OBJECTIVE:
Exactly retype the lines of the material from its first line to the line with "W, H = 464.0, 582.0", including both.

* begin DATA FOR THE TASK *

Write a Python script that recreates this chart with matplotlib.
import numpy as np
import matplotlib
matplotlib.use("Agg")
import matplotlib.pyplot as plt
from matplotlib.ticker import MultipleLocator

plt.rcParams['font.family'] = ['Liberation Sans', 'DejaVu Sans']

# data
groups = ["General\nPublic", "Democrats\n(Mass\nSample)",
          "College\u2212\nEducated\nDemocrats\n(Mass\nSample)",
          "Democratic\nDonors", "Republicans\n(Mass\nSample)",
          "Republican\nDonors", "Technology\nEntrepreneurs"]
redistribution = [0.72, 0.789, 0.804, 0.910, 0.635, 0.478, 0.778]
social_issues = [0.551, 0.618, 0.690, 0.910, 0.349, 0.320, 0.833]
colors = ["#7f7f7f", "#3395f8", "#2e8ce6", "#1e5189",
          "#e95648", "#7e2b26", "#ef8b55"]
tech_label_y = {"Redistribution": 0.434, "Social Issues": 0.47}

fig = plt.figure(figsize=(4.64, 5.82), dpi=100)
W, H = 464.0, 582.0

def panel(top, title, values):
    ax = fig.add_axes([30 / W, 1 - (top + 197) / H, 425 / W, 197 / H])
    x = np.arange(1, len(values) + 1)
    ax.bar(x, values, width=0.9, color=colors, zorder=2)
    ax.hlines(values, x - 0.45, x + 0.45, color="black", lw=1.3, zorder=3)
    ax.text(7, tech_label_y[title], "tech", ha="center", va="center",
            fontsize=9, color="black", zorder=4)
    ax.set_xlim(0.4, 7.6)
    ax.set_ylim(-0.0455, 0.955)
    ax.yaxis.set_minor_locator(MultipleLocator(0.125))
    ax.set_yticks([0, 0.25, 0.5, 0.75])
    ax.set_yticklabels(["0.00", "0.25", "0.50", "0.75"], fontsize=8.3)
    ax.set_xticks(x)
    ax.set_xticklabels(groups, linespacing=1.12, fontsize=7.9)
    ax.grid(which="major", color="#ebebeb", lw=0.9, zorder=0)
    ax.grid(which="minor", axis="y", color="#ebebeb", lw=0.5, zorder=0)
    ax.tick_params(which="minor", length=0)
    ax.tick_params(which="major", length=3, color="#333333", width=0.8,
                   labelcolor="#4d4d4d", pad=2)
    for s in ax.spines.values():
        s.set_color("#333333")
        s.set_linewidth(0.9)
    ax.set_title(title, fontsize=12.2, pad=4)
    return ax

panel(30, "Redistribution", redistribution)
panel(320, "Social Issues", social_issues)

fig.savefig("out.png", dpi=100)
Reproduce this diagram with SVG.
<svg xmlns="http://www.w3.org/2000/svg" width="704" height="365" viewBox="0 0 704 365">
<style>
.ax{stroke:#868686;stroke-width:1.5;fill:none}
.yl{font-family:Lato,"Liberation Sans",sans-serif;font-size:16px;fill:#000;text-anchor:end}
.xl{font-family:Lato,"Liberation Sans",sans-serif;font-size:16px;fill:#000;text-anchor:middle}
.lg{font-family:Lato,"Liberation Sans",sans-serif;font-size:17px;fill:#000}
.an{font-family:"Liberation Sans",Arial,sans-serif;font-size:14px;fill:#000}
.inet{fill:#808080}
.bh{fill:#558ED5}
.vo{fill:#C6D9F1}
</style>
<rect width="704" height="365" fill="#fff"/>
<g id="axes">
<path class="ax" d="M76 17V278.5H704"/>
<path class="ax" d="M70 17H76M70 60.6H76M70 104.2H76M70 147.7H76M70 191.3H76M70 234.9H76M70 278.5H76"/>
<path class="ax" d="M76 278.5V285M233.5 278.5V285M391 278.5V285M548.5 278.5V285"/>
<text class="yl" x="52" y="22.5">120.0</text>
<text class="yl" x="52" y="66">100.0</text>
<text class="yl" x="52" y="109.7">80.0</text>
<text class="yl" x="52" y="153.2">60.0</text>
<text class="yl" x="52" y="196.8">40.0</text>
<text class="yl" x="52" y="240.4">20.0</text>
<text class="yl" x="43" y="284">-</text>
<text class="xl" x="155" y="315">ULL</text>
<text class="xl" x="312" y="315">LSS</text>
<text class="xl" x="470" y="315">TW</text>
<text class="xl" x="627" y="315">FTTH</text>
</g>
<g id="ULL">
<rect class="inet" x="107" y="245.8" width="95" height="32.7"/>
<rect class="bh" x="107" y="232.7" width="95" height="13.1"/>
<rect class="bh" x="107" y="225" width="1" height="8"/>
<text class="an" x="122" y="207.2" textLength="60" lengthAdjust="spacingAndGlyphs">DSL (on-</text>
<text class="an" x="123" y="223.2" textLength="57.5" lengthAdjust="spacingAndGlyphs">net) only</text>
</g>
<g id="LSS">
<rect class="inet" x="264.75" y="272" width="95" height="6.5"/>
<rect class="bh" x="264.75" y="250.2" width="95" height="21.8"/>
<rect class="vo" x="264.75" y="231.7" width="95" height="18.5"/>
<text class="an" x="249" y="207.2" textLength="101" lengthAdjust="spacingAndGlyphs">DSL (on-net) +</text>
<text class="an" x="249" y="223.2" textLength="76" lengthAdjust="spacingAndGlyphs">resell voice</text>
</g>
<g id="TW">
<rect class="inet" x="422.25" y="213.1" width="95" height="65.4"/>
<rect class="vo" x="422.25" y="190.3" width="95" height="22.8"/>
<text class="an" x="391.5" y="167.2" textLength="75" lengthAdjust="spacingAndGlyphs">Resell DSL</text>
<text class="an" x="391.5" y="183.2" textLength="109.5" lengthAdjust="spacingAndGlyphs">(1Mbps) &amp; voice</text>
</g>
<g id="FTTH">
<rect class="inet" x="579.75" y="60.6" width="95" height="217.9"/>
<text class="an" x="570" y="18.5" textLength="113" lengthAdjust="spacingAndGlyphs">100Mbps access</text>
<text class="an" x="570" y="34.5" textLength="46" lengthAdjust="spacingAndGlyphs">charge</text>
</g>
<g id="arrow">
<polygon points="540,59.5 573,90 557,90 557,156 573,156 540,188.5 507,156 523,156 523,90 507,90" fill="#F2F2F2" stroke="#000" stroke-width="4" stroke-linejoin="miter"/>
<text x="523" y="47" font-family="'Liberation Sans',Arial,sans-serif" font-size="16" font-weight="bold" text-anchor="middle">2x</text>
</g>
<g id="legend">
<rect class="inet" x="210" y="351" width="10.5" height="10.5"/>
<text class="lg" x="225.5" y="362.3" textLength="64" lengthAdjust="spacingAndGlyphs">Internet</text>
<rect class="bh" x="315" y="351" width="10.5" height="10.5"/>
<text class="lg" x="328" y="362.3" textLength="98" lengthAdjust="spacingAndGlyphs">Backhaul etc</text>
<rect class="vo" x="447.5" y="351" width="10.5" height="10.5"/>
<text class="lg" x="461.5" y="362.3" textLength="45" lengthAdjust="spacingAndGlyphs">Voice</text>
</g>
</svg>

* end DATA FOR THE TASK *

EXERCISE SOLUTION:
Write a Python script that recreates this chart with matplotlib.
import numpy as np
import matplotlib
matplotlib.use("Agg")
import matplotlib.pyplot as plt
from matplotlib.ticker import MultipleLocator

plt.rcParams['font.family'] = ['Liberation Sans', 'DejaVu Sans']

# data
groups = ["General\nPublic", "Democrats\n(Mass\nSample)",
          "College\u2212\nEducated\nDemocrats\n(Mass\nSample)",
          "Democratic\nDonors", "Republicans\n(Mass\nSample)",
          "Republican\nDonors", "Technology\nEntrepreneurs"]
redistribution = [0.72, 0.789, 0.804, 0.910, 0.635, 0.478, 0.778]
social_issues = [0.551, 0.618, 0.690, 0.910, 0.349, 0.320, 0.833]
colors = ["#7f7f7f", "#3395f8", "#2e8ce6", "#1e5189",
          "#e95648", "#7e2b26", "#ef8b55"]
tech_label_y = {"Redistribution": 0.434, "Social Issues": 0.47}

fig = plt.figure(figsize=(4.64, 5.82), dpi=100)
W, H = 464.0, 582.0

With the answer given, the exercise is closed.